### Data extract ###
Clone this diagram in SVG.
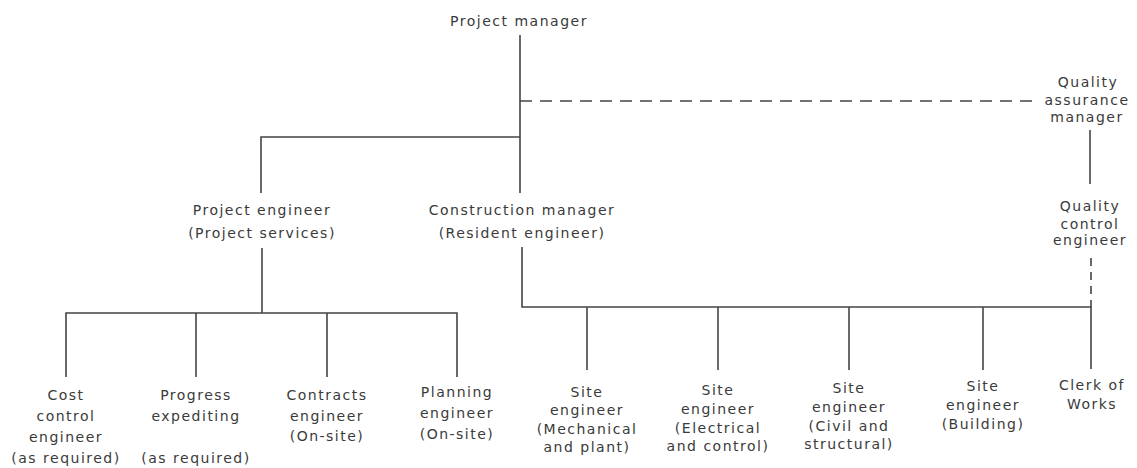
<svg xmlns="http://www.w3.org/2000/svg" width="1137" height="468" viewBox="0 0 1137 468">
<style>
text{font-family:"DejaVu Sans","Liberation Sans",sans-serif;font-size:14px;letter-spacing:1.5px;fill:#3a3a3a;text-anchor:middle}
.ln{stroke:#444;stroke-width:1.6;fill:none}
.dash{stroke:#444;stroke-width:1.6;fill:none;stroke-dasharray:12 8}
.vdash{stroke:#444;stroke-width:1.6;fill:none;stroke-dasharray:8 6}
</style>
<rect width="1137" height="468" fill="#ffffff"/>
<g id="connectors">
<path class="ln" d="M520,35 V193"/>
<path class="dash" d="M520,101 H1040"/>
<path class="ln" d="M520,137 H261 V193"/>
<path class="ln" d="M262,248 V313"/>
<path class="ln" d="M66,377 V313 H457 V377"/>
<path class="ln" d="M196,313 V377"/>
<path class="ln" d="M327,313 V377"/>
<path class="ln" d="M522,247 V307 H1091 V369"/>
<path class="ln" d="M587,307 V370"/>
<path class="ln" d="M718,307 V370"/>
<path class="ln" d="M849,307 V370"/>
<path class="ln" d="M983,307 V370"/>
<path class="ln" d="M1090,130 V184"/>
<path class="vdash" d="M1091,258 V307"/>
</g>
<g id="project-manager"><text x="519" y="26">Project manager</text></g>
<g id="qa-manager"><text x="1088" y="87">Quality</text><text x="1087" y="105">assurance</text><text x="1087" y="122">manager</text></g>
<g id="qc-engineer"><text x="1090" y="211">Quality</text><text x="1090" y="229">control</text><text x="1090" y="245">engineer</text></g>
<g id="project-engineer"><text x="262" y="215">Project engineer</text><text x="262" y="238">(Project services)</text></g>
<g id="construction-manager"><text x="522" y="215">Construction manager</text><text x="522" y="238">(Resident engineer)</text></g>
<g id="cost-control"><text x="66" y="400">Cost</text><text x="66" y="421">control</text><text x="66" y="442">engineer</text><text x="66" y="463">(as required)</text></g>
<g id="progress"><text x="196" y="400">Progress</text><text x="196" y="421">expediting</text><text x="196" y="463">(as required)</text></g>
<g id="contracts"><text x="327" y="400">Contracts</text><text x="327" y="421">engineer</text><text x="327" y="441">(On-site)</text></g>
<g id="planning"><text x="457" y="397">Planning</text><text x="457" y="418">engineer</text><text x="457" y="439">(On-site)</text></g>
<g id="site-mech"><text x="587" y="397">Site</text><text x="587" y="415">engineer</text><text x="587" y="434">(Mechanical</text><text x="587" y="452">and plant)</text></g>
<g id="site-elec"><text x="718" y="395">Site</text><text x="718" y="414">engineer</text><text x="718" y="433">(Electrical</text><text x="718" y="451">and control)</text></g>
<g id="site-civil"><text x="849" y="393">Site</text><text x="849" y="412">engineer</text><text x="849" y="431">(Civil and</text><text x="849" y="449">structural)</text></g>
<g id="site-building"><text x="983" y="391">Site</text><text x="983" y="410">engineer</text><text x="983" y="429">(Building)</text></g>
<g id="clerk"><text x="1092" y="390">Clerk of</text><text x="1092" y="409">Works</text></g>
</svg>
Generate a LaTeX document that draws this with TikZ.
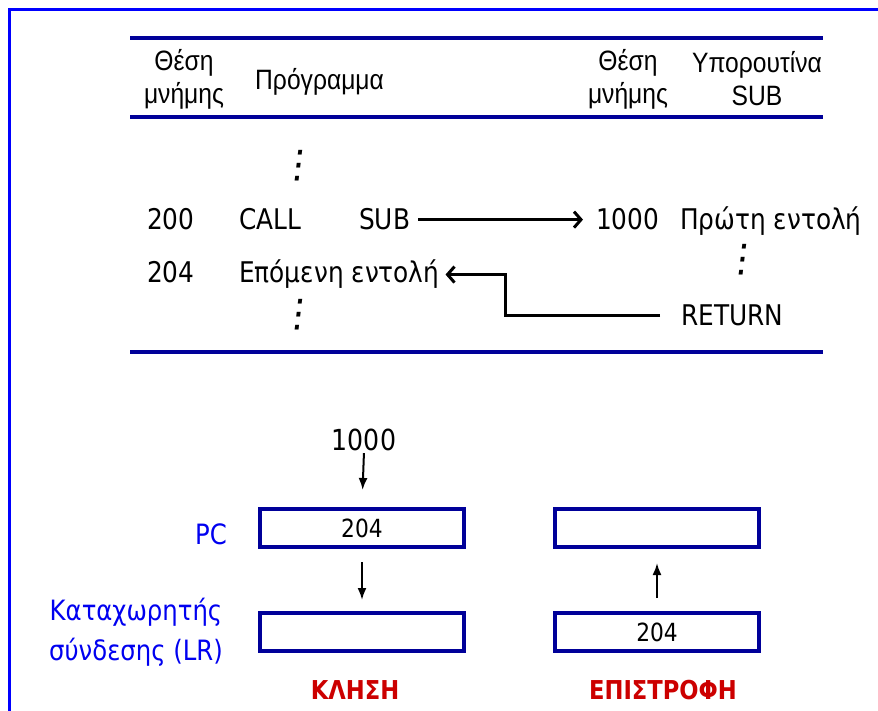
\documentclass[tikz,border=0pt]{standalone}
\usepackage{fontspec}
\setmainfont{DejaVu Sans}[FakeStretch=0.87]
\newfontfamily\hdrfont{Liberation Sans}[FakeStretch=0.88]
\newfontfamily\dotsfont{DejaVu Sans}[FakeSlant=0.12]
\usetikzlibrary{arrows.meta,positioning,calc}
\definecolor{cadreC}{RGB}{0,0,255}
\definecolor{navyC}{RGB}{0,0,153}
\definecolor{bleuC}{RGB}{0,0,240}
\definecolor{rougeC}{RGB}{204,0,0}
\tikzset{
  hdr/.style={align=center, inner sep=0pt, font=\hdrfont\fontsize{28}{33}\selectfont},
  txt/.style={anchor=base west, inner sep=0pt, font=\fontsize{28.5}{32}\selectfont},
  dots/.style={inner sep=0pt, font=\dotsfont\fontsize{38}{38}\selectfont},
  reg/.style={rectangle, draw=navyC, line width=4pt, minimum width=204pt, minimum height=38pt,
              inner sep=0pt, font=\fontsize{25}{30}\selectfont},
  lbl/.style={text=bleuC, align=center, inner sep=0pt, font=\fontsize{28}{40}\selectfont},
  act/.style={text=rougeC, inner sep=0pt, font=\bfseries\fontsize{26}{30}\selectfont},
  regle/.style={draw=navyC, line width=4pt},
  jmp/.style={-{Straight Barb[length=7pt,width=16pt]}, line width=3pt},
  arr/.style={-{Latex[length=12pt,width=9pt]}, line width=2pt},
}
\begin{document}
\begin{tikzpicture}[x=1pt,y=-1pt]
  \useasboundingbox (0,0) rectangle (878,711);
  % cadre
  \draw[cadreC, line width=3pt] (9,711) -- (9,10) -- (878,10);
  % tableau
  \draw[regle] (130,38) -- (823,38);
  \draw[regle] (130,117) -- (823,117);
  \draw[regle] (130,352) -- (823,352);
  \node[hdr] (h1) at (184,79) {Θέση\\μνήμης};
  \node[hdr, anchor=west] (h2) at (255,82) {Πρόγραμμα};
  \node[hdr] (h3) at (628,79) {Θέση\\μνήμης};
  \node[hdr] (h4) at (757,79) {Υπορουτίνα\\SUB};
  \node[dots] (d1) at (297,166) {⋮};
  \node[txt] (a200) at (147,230) {200};
  \node[txt] (call) at (239,230) {CALL};
  \node[txt] (sub) at (359,230) {SUB};
  \node[txt] (a1000) at (596,230) {1000};
  \node[txt] (first) at (680,230) {Πρώτη εντολή};
  \node[txt] (a204) at (147,283) {204};
  \node[txt] (next) at (239,283) {Επόμενη εντολή};
  \node[dots] (d2) at (741,260) {⋮};
  \node[txt] (ret) at (681,326) {RETURN};
  \node[dots] (d3) at (297,315) {⋮};
  \draw[jmp, shorten <=8pt, shorten >=13pt] (sub.east) -- (a1000.west);
  \draw[jmp, shorten >=6pt] ($(ret.west)+(-21,0)$) -- ++(-155,0) |- (next.east);
  % registres
  \node[reg] (pc1) at (362,528) {204};
  \node[reg] (lr1) at (362,632) {};
  \node[reg] (pc2) at (657,528) {};
  \node[reg] (lr2) at (657,632) {204};
  \node[inner sep=0pt, font=\fontsize{29}{32}\selectfont] (val) at (364,440) {1000};
  \node[lbl] (pclbl) at (211,534) {PC};
  \node[lbl] (lrlbl) at (136,632) {Καταχωρητής\\σύνδεσης (LR)};
  \node[act] (kl) at (355,690) {ΚΛΗΣΗ};
  \node[act] (ep) at (663,690) {ΕΠΙΣΤΡΟΦΗ};
  \draw[arr, shorten <=2pt, shorten >=17pt] (val.south) -- (pc1.north);
  \draw[arr, shorten <=13pt, shorten >=11pt] (pc1.south) -- (lr1.north);
  \draw[arr, shorten <=13pt, shorten >=14pt] (lr2.north) -- (pc2.south);
\end{tikzpicture}
\end{document}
###
• Exercise details: The records shown above are to be repeated exactly, with the pictures left out.

• In response:
Clone this diagram in SVG.
<svg xmlns="http://www.w3.org/2000/svg" width="1137" height="468" viewBox="0 0 1137 468">
<style>
text{font-family:"DejaVu Sans","Liberation Sans",sans-serif;font-size:14px;letter-spacing:1.5px;fill:#3a3a3a;text-anchor:middle}
.ln{stroke:#444;stroke-width:1.6;fill:none}
.dash{stroke:#444;stroke-width:1.6;fill:none;stroke-dasharray:12 8}
.vdash{stroke:#444;stroke-width:1.6;fill:none;stroke-dasharray:8 6}
</style>
<rect width="1137" height="468" fill="#ffffff"/>
<g id="connectors">
<path class="ln" d="M520,35 V193"/>
<path class="dash" d="M520,101 H1040"/>
<path class="ln" d="M520,137 H261 V193"/>
<path class="ln" d="M262,248 V313"/>
<path class="ln" d="M66,377 V313 H457 V377"/>
<path class="ln" d="M196,313 V377"/>
<path class="ln" d="M327,313 V377"/>
<path class="ln" d="M522,247 V307 H1091 V369"/>
<path class="ln" d="M587,307 V370"/>
<path class="ln" d="M718,307 V370"/>
<path class="ln" d="M849,307 V370"/>
<path class="ln" d="M983,307 V370"/>
<path class="ln" d="M1090,130 V184"/>
<path class="vdash" d="M1091,258 V307"/>
</g>
<g id="project-manager"><text x="519" y="26">Project manager</text></g>
<g id="qa-manager"><text x="1088" y="87">Quality</text><text x="1087" y="105">assurance</text><text x="1087" y="122">manager</text></g>
<g id="qc-engineer"><text x="1090" y="211">Quality</text><text x="1090" y="229">control</text><text x="1090" y="245">engineer</text></g>
<g id="project-engineer"><text x="262" y="215">Project engineer</text><text x="262" y="238">(Project services)</text></g>
<g id="construction-manager"><text x="522" y="215">Construction manager</text><text x="522" y="238">(Resident engineer)</text></g>
<g id="cost-control"><text x="66" y="400">Cost</text><text x="66" y="421">control</text><text x="66" y="442">engineer</text><text x="66" y="463">(as required)</text></g>
<g id="progress"><text x="196" y="400">Progress</text><text x="196" y="421">expediting</text><text x="196" y="463">(as required)</text></g>
<g id="contracts"><text x="327" y="400">Contracts</text><text x="327" y="421">engineer</text><text x="327" y="441">(On-site)</text></g>
<g id="planning"><text x="457" y="397">Planning</text><text x="457" y="418">engineer</text><text x="457" y="439">(On-site)</text></g>
<g id="site-mech"><text x="587" y="397">Site</text><text x="587" y="415">engineer</text><text x="587" y="434">(Mechanical</text><text x="587" y="452">and plant)</text></g>
<g id="site-elec"><text x="718" y="395">Site</text><text x="718" y="414">engineer</text><text x="718" y="433">(Electrical</text><text x="718" y="451">and control)</text></g>
<g id="site-civil"><text x="849" y="393">Site</text><text x="849" y="412">engineer</text><text x="849" y="431">(Civil and</text><text x="849" y="449">structural)</text></g>
<g id="site-building"><text x="983" y="391">Site</text><text x="983" y="410">engineer</text><text x="983" y="429">(Building)</text></g>
<g id="clerk"><text x="1092" y="390">Clerk of</text><text x="1092" y="409">Works</text></g>
</svg>
Generate a LaTeX document that draws this with TikZ.
\documentclass[tikz,border=0pt]{standalone}
\usepackage{fontspec}
\setmainfont{DejaVu Sans}[FakeStretch=0.87]
\newfontfamily\hdrfont{Liberation Sans}[FakeStretch=0.88]
\newfontfamily\dotsfont{DejaVu Sans}[FakeSlant=0.12]
\usetikzlibrary{arrows.meta,positioning,calc}
\definecolor{cadreC}{RGB}{0,0,255}
\definecolor{navyC}{RGB}{0,0,153}
\definecolor{bleuC}{RGB}{0,0,240}
\definecolor{rougeC}{RGB}{204,0,0}
\tikzset{
  hdr/.style={align=center, inner sep=0pt, font=\hdrfont\fontsize{28}{33}\selectfont},
  txt/.style={anchor=base west, inner sep=0pt, font=\fontsize{28.5}{32}\selectfont},
  dots/.style={inner sep=0pt, font=\dotsfont\fontsize{38}{38}\selectfont},
  reg/.style={rectangle, draw=navyC, line width=4pt, minimum width=204pt, minimum height=38pt,
              inner sep=0pt, font=\fontsize{25}{30}\selectfont},
  lbl/.style={text=bleuC, align=center, inner sep=0pt, font=\fontsize{28}{40}\selectfont},
  act/.style={text=rougeC, inner sep=0pt, font=\bfseries\fontsize{26}{30}\selectfont},
  regle/.style={draw=navyC, line width=4pt},
  jmp/.style={-{Straight Barb[length=7pt,width=16pt]}, line width=3pt},
  arr/.style={-{Latex[length=12pt,width=9pt]}, line width=2pt},
}
\begin{document}
\begin{tikzpicture}[x=1pt,y=-1pt]
  \useasboundingbox (0,0) rectangle (878,711);
  % cadre
  \draw[cadreC, line width=3pt] (9,711) -- (9,10) -- (878,10);
  % tableau
  \draw[regle] (130,38) -- (823,38);
  \draw[regle] (130,117) -- (823,117);
  \draw[regle] (130,352) -- (823,352);
  \node[hdr] (h1) at (184,79) {Θέση\\μνήμης};
  \node[hdr, anchor=west] (h2) at (255,82) {Πρόγραμμα};
  \node[hdr] (h3) at (628,79) {Θέση\\μνήμης};
  \node[hdr] (h4) at (757,79) {Υπορουτίνα\\SUB};
  \node[dots] (d1) at (297,166) {⋮};
  \node[txt] (a200) at (147,230) {200};
  \node[txt] (call) at (239,230) {CALL};
  \node[txt] (sub) at (359,230) {SUB};
  \node[txt] (a1000) at (596,230) {1000};
  \node[txt] (first) at (680,230) {Πρώτη εντολή};
  \node[txt] (a204) at (147,283) {204};
  \node[txt] (next) at (239,283) {Επόμενη εντολή};
  \node[dots] (d2) at (741,260) {⋮};
  \node[txt] (ret) at (681,326) {RETURN};
  \node[dots] (d3) at (297,315) {⋮};
  \draw[jmp, shorten <=8pt, shorten >=13pt] (sub.east) -- (a1000.west);
  \draw[jmp, shorten >=6pt] ($(ret.west)+(-21,0)$) -- ++(-155,0) |- (next.east);
  % registres
  \node[reg] (pc1) at (362,528) {204};
  \node[reg] (lr1) at (362,632) {};
  \node[reg] (pc2) at (657,528) {};
  \node[reg] (lr2) at (657,632) {204};
  \node[inner sep=0pt, font=\fontsize{29}{32}\selectfont] (val) at (364,440) {1000};
  \node[lbl] (pclbl) at (211,534) {PC};
  \node[lbl] (lrlbl) at (136,632) {Καταχωρητής\\σύνδεσης (LR)};
  \node[act] (kl) at (355,690) {ΚΛΗΣΗ};
  \node[act] (ep) at (663,690) {ΕΠΙΣΤΡΟΦΗ};
  \draw[arr, shorten <=2pt, shorten >=17pt] (val.south) -- (pc1.north);
  \draw[arr, shorten <=13pt, shorten >=11pt] (pc1.south) -- (lr1.north);
  \draw[arr, shorten <=13pt, shorten >=14pt] (lr2.north) -- (pc2.south);
\end{tikzpicture}
\end{document}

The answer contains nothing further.